Supes sidetrack plan to look at old Walmart for new offices
HUDSON — The county Board of Supervisors Committee for Planning and Economic Development this week tabled a proposal to move a step closer to purchasing the vacant Walmart building on Fairview Avenue in Greenport.
The committee met Tuesday, February 22, to discuss whether to recommend that the full Board of Supervisors fund a space study, a preliminary step toward purchasing the former site of the store at the plaza still occupied by the Price Chopper supermarket. Some county officials see the vacant box store as a place where the county can consolidate government offices, but the committee tabled the proposal, with some members reluctant to spend an unbudgeted $78,000 without knowing the tax consequences.
“I have some reservations about spending money on this project at this time,” said Supervisor Art Baer (I-Hillsdale). “Three months ago it wasn’t important enough to get it in the budget. Do we need 100,000 square feet?” he said.

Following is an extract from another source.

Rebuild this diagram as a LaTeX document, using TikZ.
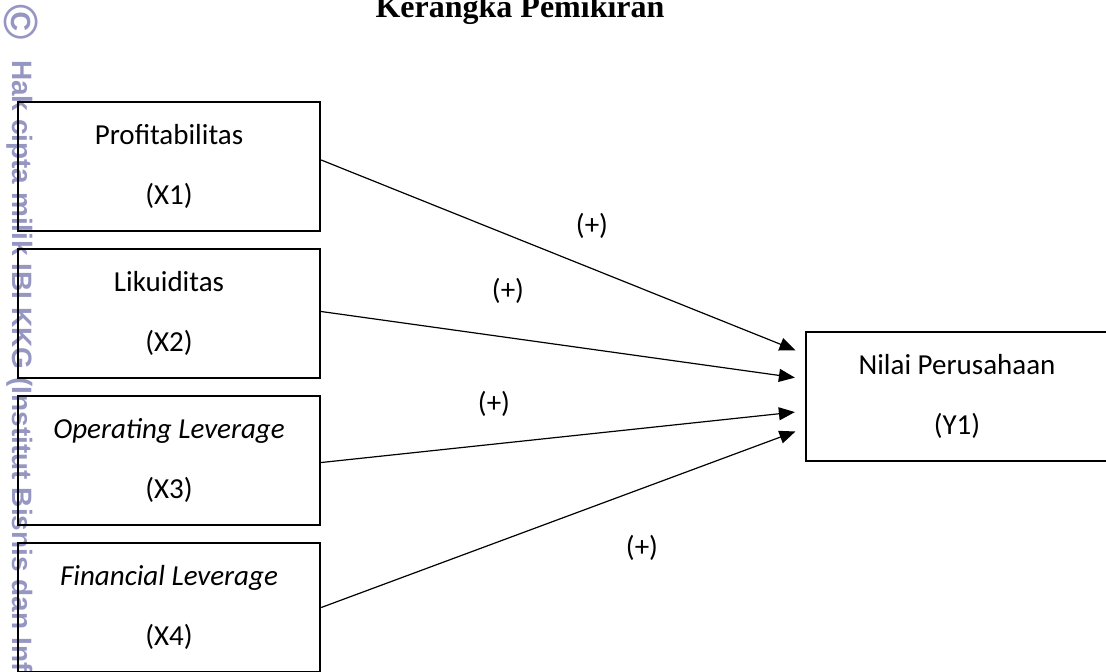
\documentclass[tikz,border=0pt]{standalone}
\usepackage{fontspec}
\setmainfont{Carlito}
\newfontfamily\titlefont{Liberation Serif}
\newfontfamily\markfont{Liberation Sans}
\usetikzlibrary{arrows.meta}
\definecolor{wmark}{RGB}{150,150,195}
\begin{document}
\begin{tikzpicture}[x=0.5pt, y=-0.5pt, node distance=73.5pt,
    var/.style={draw, line width=1.2pt, minimum width=151pt, minimum height=64.5pt,
      align=center, font=\fontsize{14.5}{17.5}\selectfont},
    sign/.style={font=\fontsize{14.5}{17.5}\selectfont},
    arr/.style={-{Triangle[length=8pt,width=6.5pt]}, line width=0.6pt, shorten >=5pt}]
    \clip (0,0) rectangle (1106,671);
    % watermark of the scan
    \node[rotate=-90, text=wmark, font=\markfont\bfseries\fontsize{24}{28}\selectfont] (cc) at (21,22) {\textcopyright};
    \node[rotate=-90, text=wmark, font=\markfont\bfseries\fontsize{14}{17}\selectfont, anchor=base west] (wm) at (12,53)
        {Hak cipta milik IBI KKG (Institut Bisnis dan Info};
    \node[font=\titlefont\bfseries\fontsize{16}{19}\selectfont, anchor=base] (title) at (520,17) {Kerangka Pemikiran};
    % variables
    \node[var] (X1) at (169,166.5) {Profitabilitas\\[12.5pt](X1)};
    \node[var, below of=X1] (X2) {Likuiditas\\[12.5pt](X2)};
    \node[var, below of=X2] (X3) {\textit{Operating Leverage}\\[12.5pt](X3)};
    \node[var, below of=X3] (X4) {\textit{Financial Leverage}\\[12.5pt](X4)};
    \node[var] (Y1) at (957,396.5) {Nilai Perusahaan\\[12.5pt](Y1)};
    % hypotheses
    \draw[arr] ([yshift=3.25pt]X1.east) -- ([yshift=21.25pt]Y1.west);
    \draw[arr] ([yshift=1pt]X2.east) -- ([yshift=8.75pt]Y1.west);
    \draw[arr] ([yshift=-1pt]X3.east) -- ([yshift=-7.25pt]Y1.west);
    \draw[arr] (X4.east) -- ([yshift=-15.75pt]Y1.west);
    \node[sign] (s1) at (592,226) {(+)};
    \node[sign] (s2) at (508,291) {(+)};
    \node[sign] (s3) at (494,404) {(+)};
    \node[sign] (s4) at (642,548) {(+)};
\end{tikzpicture}
\end{document}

“We haven’t seen a pro forma tax impact analysis and we’re thinking of committing $1.1 million county money to make it work. That’s one million more than we are currently paying on all our leases,” added Mr. Baer, a former chairman of the board who led the effort that resulted in the county purchasing the old Ockawamick School campus in Claverack several years ago.
Mr. Baer said the county has other big projects it needs to address, and he questioned how much the purchase of the Walmart building would increase the amount of money the county would have to raise through the property tax. “Would the tax levy increase by 6, 8, or 9%? We need to do the math first…. I’m wondering if we’ve got the cart before the horse,” he said.
Mr. Baer, who also served as the county’s financial officer until he and the leaders of the Republican and Conservative parties parted ways in a bitter exchange, said the county faces a decision soon on what to do about the building in Hudson occupied by the county Department of Social Services (DSS) on Railroad Avenue. “We have the option to buy 25 Railroad at a fair market value, around $1 million; that’s $50,000 per year less than Walmart. That’s an option.” He said the county does not have an option to extend the lease on the Hudson building.
“I thought that was not a choice, I didn’t know it,” said Ken Flood, county commissioner of economic development. Mr Flood, who has been the driving force behind the Walmart plan, shook his head.
“We didn’t want to buy but events have changed a lot,” said Mr. Baer. It was a search for new space for the DSS, which has outgrown the Railroad Avenue building, that initially prompted county officials to look for new space and to buy the Ockawamick School.
“How can we entertain this kind of an idea in this kind of market?” asked Art Bassin (D-Ancram).
“Voters want to know what’s going to happen to our taxes. That’s the answer we don’t have,” said Mr. Baer.
“We need to see what we can afford,” said committee Chairman Richard Keaveney (R- Canaan). “The County Human Services Committee has gotten cutbacks in funding; Pin e Haven is getting $700,000 less and will lose over $1 million next year. How do you make that up? The HEAP program is gone,” he said.
“There’s never a good time,” said Mr. Flood. “Now is the best time to buy and develop real estate. Cement costs are low. Labor is low. Now is the cheapest time.”
The benefits of consolidation have never been systematically spelled out, and presumably that is one of the things a space study might accomplish. The fact that each county agency commissioner could have a standard size office was one thing Commissioner Flood mentioned — his office at 401 State Street had been uncomfortably cold that day — along with new business incubator space, a feature he said was favored by the QUESTAR III Boces as an opportunity for students. The need for a smaller security force was mentioned by Mr. Baer.
“If the board is willing to consolidate, in the long run, it’s the right move. If the tax levy is too big, they might say we can’t do it,” said Mr. Baer who argued in favor of a rough financial analysis, that could be available from the county comptroller by March 1, before deciding on whether to recommend the study.
The Capital Resource Corporation (CRC), which Mr. Flood chairs in addition to the IDA, paid Walmart a $50,000 refundable deposit last week to reserve for two months the right to buy the 120,000-square-foot property while the county studies costs and design possibilities.
If the Board of Supervisors decides to go ahead with the project, the CRC would purchase the property, and lease it back to the county. The CRC has already issued a request for proposals, received 11 responses and selected a planning company.
The county is not the entity pondering space options. The City of Hudson hopes to buy the 25 Railroad Avenue site and has already worked out a plan to lease the building back to the county while county officials figure out where to move the DSS. The city asked for and received a letter written by County Attorney Robert Fitzsimmons waiving the county’s right of first refusal to buy the property. But whether the letter would be enforceable remains to be seen.
Hudson Mayor Rick Scalera confirmed that the city has the letter but said, “It it doesn’t seem to matter. It’s in their agreement that they have the right to purchase. The Board of Supervisors knows that. We’ve stated it publicly numerous times. They would still have to negotiate a price with owner Tony Concra.”